It’s a lot harder to govern than it is to obstruct. That is what the newly crowned Republican majority is quickly learning.
Republicans figured that with their sweeping congressional victory in November and a lame duck president in the White House they would have smooth sailing on their journey to dismantle the president’s agenda. Yesterday they ran into troubled waters.
The day started with the president vetoing the bill authorizing the construction of the Keystone pipeline. Conservatives had been pushing for the pipeline since the early days of the Obama administration, but the bill could never get past Senate Democrats. As soon as voters handed Republicans the keys to congress Keystone was one of the first bills to reach the floor. The president had promised to veto any bill authorizing construction until the environmental studies had been completed and assessed.
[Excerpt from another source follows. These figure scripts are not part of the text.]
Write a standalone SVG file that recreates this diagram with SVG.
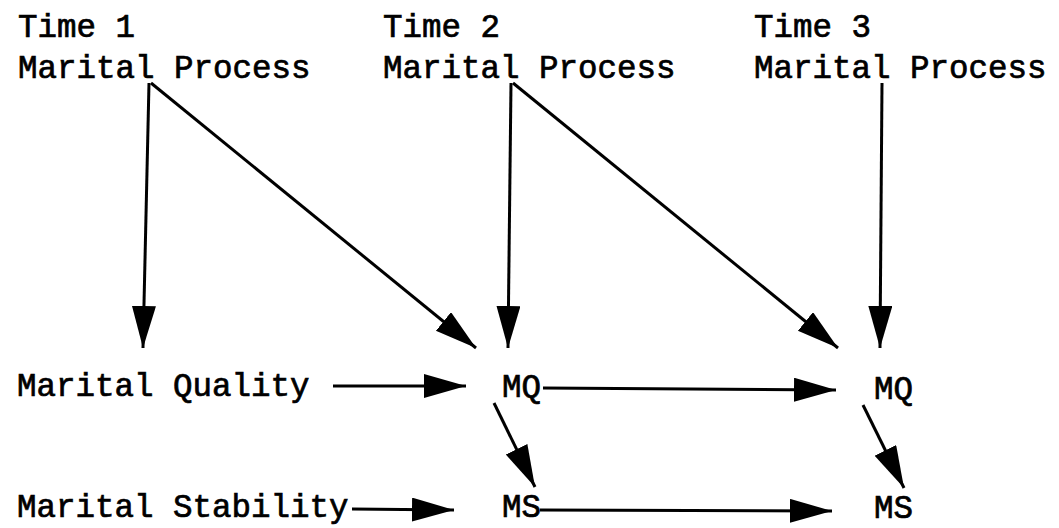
<svg xmlns="http://www.w3.org/2000/svg" width="1059" height="528" viewBox="0 0 1059 528">
  <style>
    text { font-family: "Liberation Mono", "Courier New", monospace; font-size: 32.5px; fill: #000; stroke: #000; stroke-width: 0.7px; }
    .c line { stroke: #000; stroke-width: 3; fill: none; marker-end: url(#ah); }
  </style>
  <defs>
    <marker id="ah" markerUnits="userSpaceOnUse" markerWidth="44" markerHeight="26" refX="42" refY="12" orient="auto" viewBox="0 0 44 26">
      <path d="M0,0 L42,12 L0,24 Z" fill="#000"/>
    </marker>
  </defs>
  <rect width="1059" height="528" fill="#fff"/>
  <g id="t1"><text x="18" y="37">Time 1</text><text x="18" y="78">Marital Process</text></g>
  <g id="t2"><text x="383" y="37">Time 2</text><text x="383" y="78">Marital Process</text></g>
  <g id="t3"><text x="754" y="37">Time 3</text><text x="754" y="78">Marital Process</text></g>
  <g id="mq0"><text x="17" y="396">Marital Quality</text></g>
  <g id="ms0"><text x="17" y="517">Marital Stability</text></g>
  <g id="mq1"><text x="502" y="397">MQ</text></g>
  <g id="ms1"><text x="502" y="517">MS</text></g>
  <g id="mq2"><text x="874" y="399">MQ</text></g>
  <g id="ms2"><text x="874" y="518">MS</text></g>
  <g class="c" id="connectors">
    <line x1="149" y1="83" x2="143" y2="348"/>
    <line x1="151" y1="83" x2="476" y2="348"/>
    <line x1="511" y1="83" x2="508" y2="348"/>
    <line x1="513" y1="83" x2="838" y2="348"/>
    <line x1="882" y1="83" x2="880" y2="348"/>
    <line x1="333" y1="386" x2="466" y2="386"/>
    <line x1="543" y1="388" x2="836" y2="390"/>
    <line x1="494" y1="403" x2="535" y2="487"/>
    <line x1="863" y1="405" x2="904" y2="488"/>
    <line x1="352" y1="509" x2="454" y2="510"/>
    <line x1="540" y1="510" x2="832" y2="511"/>
  </g>
</svg>
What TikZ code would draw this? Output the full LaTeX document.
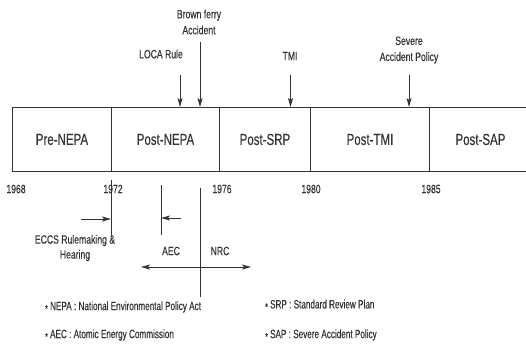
\documentclass[tikz,border=0pt]{standalone}
\usepackage{fontspec}
\setmainfont{Liberation Sans}[FakeStretch=0.72,FakeBold=0.3]
\newfontfamily\narrowf{Liberation Sans}[FakeStretch=0.68,FakeBold=0.3]
\usetikzlibrary{arrows.meta}
\definecolor{ink}{HTML}{333333}
\tikzset{
  period/.style={draw=ink, line width=0.9pt, minimum height=64pt, inner sep=0pt, anchor=north west, text=ink, font=\fontsize{16}{18}\selectfont},
  lab/.style={text=ink, inner sep=0pt, align=center, font=\fontsize{12}{16}\selectfont},
  note/.style={text=ink, inner sep=0pt, anchor=west, font=\narrowf\fontsize{12}{14}\selectfont},
  tick/.style={draw=ink, line width=0.8pt},
  arr/.style={draw=ink, line width=0.8pt, -{Stealth[length=9pt,width=5pt,inset=2pt]}},
  darr/.style={draw=ink, line width=0.8pt, {Stealth[length=9pt,width=5pt,inset=2pt]}-{Stealth[length=9pt,width=5pt,inset=2pt]}}
}
\newcommand{\bul}{\raisebox{-0.3ex}{\fontsize{10}{10}\selectfont *}}
\begin{document}
\begin{tikzpicture}[x=1pt,y=-1pt]
\useasboundingbox (0,0) rectangle (526,349);
% period boxes
\node[period, minimum width=99pt] (pre) at (12,107) {Pre-NEPA};
\node[period, minimum width=108pt] (pnepa) at (111,107) {Post-NEPA};
\node[period, minimum width=91pt] (psrp) at (219,107) {Post-SRP};
\node[period, minimum width=119pt] (ptmi) at (310,107) {Post-TMI};
\node[period, minimum width=102pt] (psap) at (429,107) {Post-SAP};
% events above
\node[lab] (loca) at (161,54) {LOCA Rule};
\coordinate (locaS) at (180,75);
\draw[arr] (locaS) -- (locaS |- pnepa.north);
\node[lab] (bf) at (199,22) {Brown ferry\\Accident};
\coordinate (bfS) at (200,42);
\draw[arr] (bfS) -- (bfS |- pnepa.north);
\node[lab] (tmi) at (290,56) {TMI};
\coordinate (tmiS) at (290.5,75);
\draw[arr] (tmiS) -- (tmiS |- ptmi.north);
\node[lab] (sap) at (409,50) {Severe\\Accident Policy};
\coordinate (sapS) at (409,75);
\draw[arr] (sapS) -- (sapS |- ptmi.north);
% years
\node[lab] (y68) at (16,189) {1968};
\node[lab] (y72) at (113,189) {1972};
\node[lab] (y76) at (222,189) {1976};
\node[lab] (y80) at (311,189) {1980};
\node[lab] (y85) at (431,189) {1985};
% lower marks
\coordinate (l72a) at (111,180);
\coordinate (l72b) at (111,237);
\draw[tick] (l72a) -- (l72b);
\coordinate (laeca) at (161,185);
\coordinate (laecb) at (161,235);
\draw[tick] (laeca) -- (laecb);
\coordinate (lnrca) at (200,188);
\coordinate (lnrcb) at (200,297);
\draw[tick] (lnrca) -- (lnrcb);
\coordinate (eccsS) at (81,219);
\draw[arr] (eccsS) -- (eccsS -| l72a);
\coordinate (aecS) at (181,218);
\draw[arr] (aecS) -- (aecS -| laeca);
\coordinate (dl) at (141,267);
\coordinate (dr) at (251,267);
\draw[darr] (dl) -- (dr);
\node[lab, font=\fontsize{12}{15}\selectfont] (eccs) at (75,248) {ECCS Rulemaking \&\\Hearing};
\node[lab] (aec) at (171,251) {AEC};
\node[lab] (nrc) at (220,251) {NRC};
% notes
\node[note] (n1) at (45,307) {\bul\ NEPA : National Environmental Policy Act};
\node[note] (n2) at (45,335) {\bul\ AEC : Atomic Energy Commission};
\node[note] (n3) at (265,305) {\bul\ SRP : Standard Review Plan};
\node[note] (n4) at (265,335) {\bul\ SAP : Severe Accident Policy};
\end{tikzpicture}
\end{document}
Republicans passed the bill anyway; daring the president to veto a project that would allegedly produce 42,000 temporary construction jobs. The president didn’t blink and quickly threw it back into their laps. Score one for the president.
Things got even worse for conservatives when Mitch McConnell announced that he was throwing Speaker Boehner under the bus on the funding of the Department of Homeland Security. The initial plan was to pass a bill that funded the DHS except for those provisions that implemented the president’s initiatives on immigration reform. The idea was to send the bill to the White House and let the president decide between two bad choices: pass the bill and torpedo his immigration reform efforts or veto the bill and shut down the DHS. But McConnell realized that Republicans would take the brunt of the blame either way and wisely decided to pull the plug. McConnell announced that the Senate would pass two bills: a clean bill to fund the DHS and a separate bill on the president’s immigration initiatives. That puts the burden squarely on the shoulders of Boehner and House Republicans. They can join the Senate and keep the country safe or they can be the dysfunctional gaggle that put partisan politics ahead of national security. Obama leads 2-0.
Add the news that later in the day Republicans conceded to the president on internet neutrality and you have a 3-0 shutout.
This president may be a lame duck but there is little doubt that he intends to go down swinging.